* _Work to complete_
Go through the material below and report how many lines contain "matplotlib". Give only the number.

* _Data lines_
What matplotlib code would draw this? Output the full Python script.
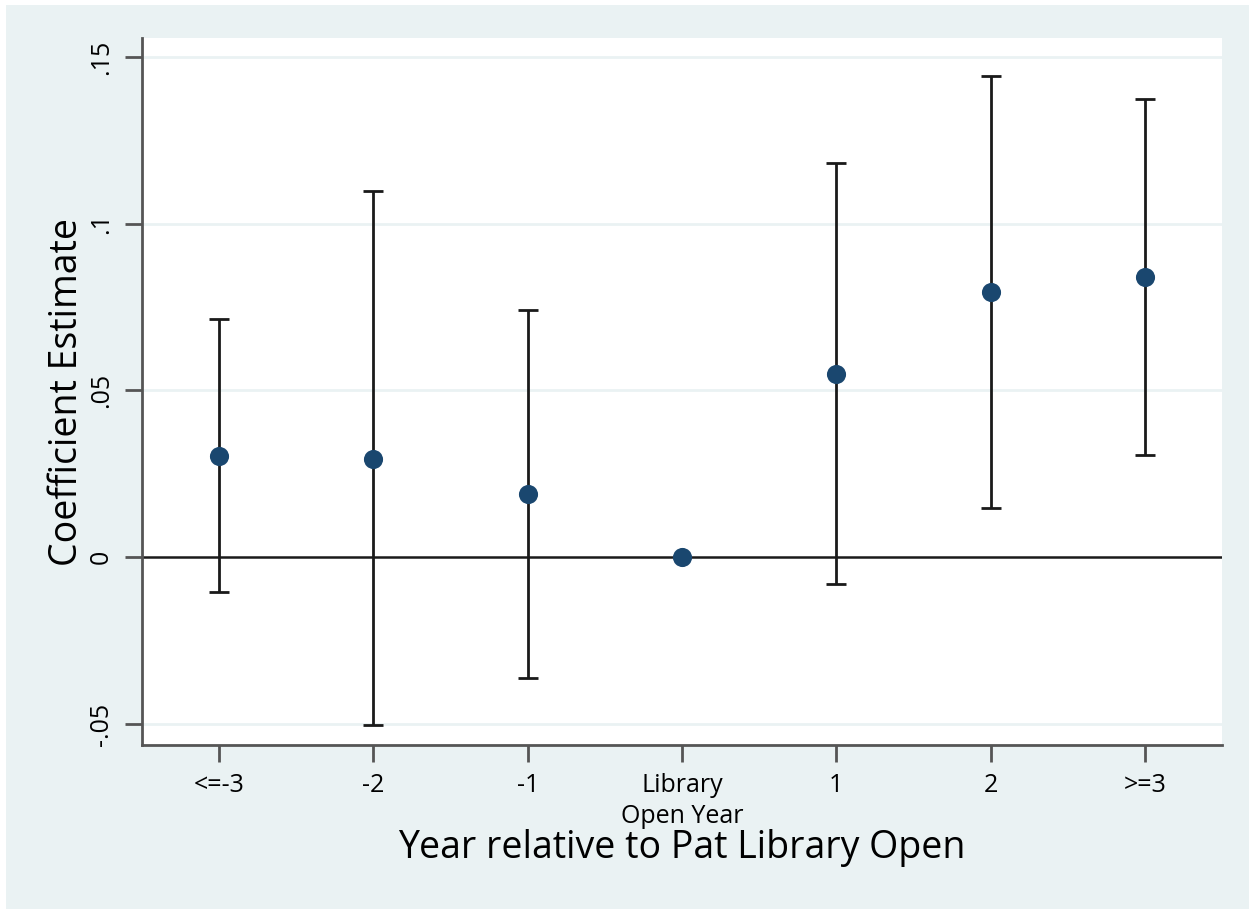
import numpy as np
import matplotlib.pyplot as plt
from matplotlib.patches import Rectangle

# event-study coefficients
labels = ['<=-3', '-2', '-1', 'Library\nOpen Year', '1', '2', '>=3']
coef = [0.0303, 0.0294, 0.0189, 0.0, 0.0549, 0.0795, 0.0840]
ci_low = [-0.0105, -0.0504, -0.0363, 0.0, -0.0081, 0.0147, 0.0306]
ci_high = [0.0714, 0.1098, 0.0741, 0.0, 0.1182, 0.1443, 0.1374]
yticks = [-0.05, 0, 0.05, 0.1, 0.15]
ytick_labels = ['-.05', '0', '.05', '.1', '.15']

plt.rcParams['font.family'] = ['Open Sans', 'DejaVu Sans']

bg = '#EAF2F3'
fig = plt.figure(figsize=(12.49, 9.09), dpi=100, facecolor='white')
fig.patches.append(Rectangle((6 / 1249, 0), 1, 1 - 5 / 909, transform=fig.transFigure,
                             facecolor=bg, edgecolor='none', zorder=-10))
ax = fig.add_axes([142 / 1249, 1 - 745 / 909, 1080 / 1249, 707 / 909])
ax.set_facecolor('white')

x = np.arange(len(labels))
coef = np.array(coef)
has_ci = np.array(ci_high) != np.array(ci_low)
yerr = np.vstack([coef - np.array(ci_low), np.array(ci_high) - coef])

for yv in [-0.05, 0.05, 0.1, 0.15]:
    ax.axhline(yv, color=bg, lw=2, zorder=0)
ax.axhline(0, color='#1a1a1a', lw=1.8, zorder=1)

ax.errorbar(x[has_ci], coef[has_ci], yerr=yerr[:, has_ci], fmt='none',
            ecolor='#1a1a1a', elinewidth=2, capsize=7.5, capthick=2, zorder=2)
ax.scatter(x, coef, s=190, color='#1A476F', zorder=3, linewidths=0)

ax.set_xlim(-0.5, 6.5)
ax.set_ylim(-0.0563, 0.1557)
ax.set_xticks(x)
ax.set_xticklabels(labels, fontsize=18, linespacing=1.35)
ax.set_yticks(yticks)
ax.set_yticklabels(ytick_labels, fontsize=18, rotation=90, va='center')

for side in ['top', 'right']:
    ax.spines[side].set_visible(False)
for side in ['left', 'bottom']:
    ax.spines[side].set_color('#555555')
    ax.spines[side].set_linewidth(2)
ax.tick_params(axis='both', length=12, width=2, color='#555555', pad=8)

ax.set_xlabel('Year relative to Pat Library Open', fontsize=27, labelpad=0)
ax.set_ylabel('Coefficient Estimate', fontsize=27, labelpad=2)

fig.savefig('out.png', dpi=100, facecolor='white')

* _Full response_
3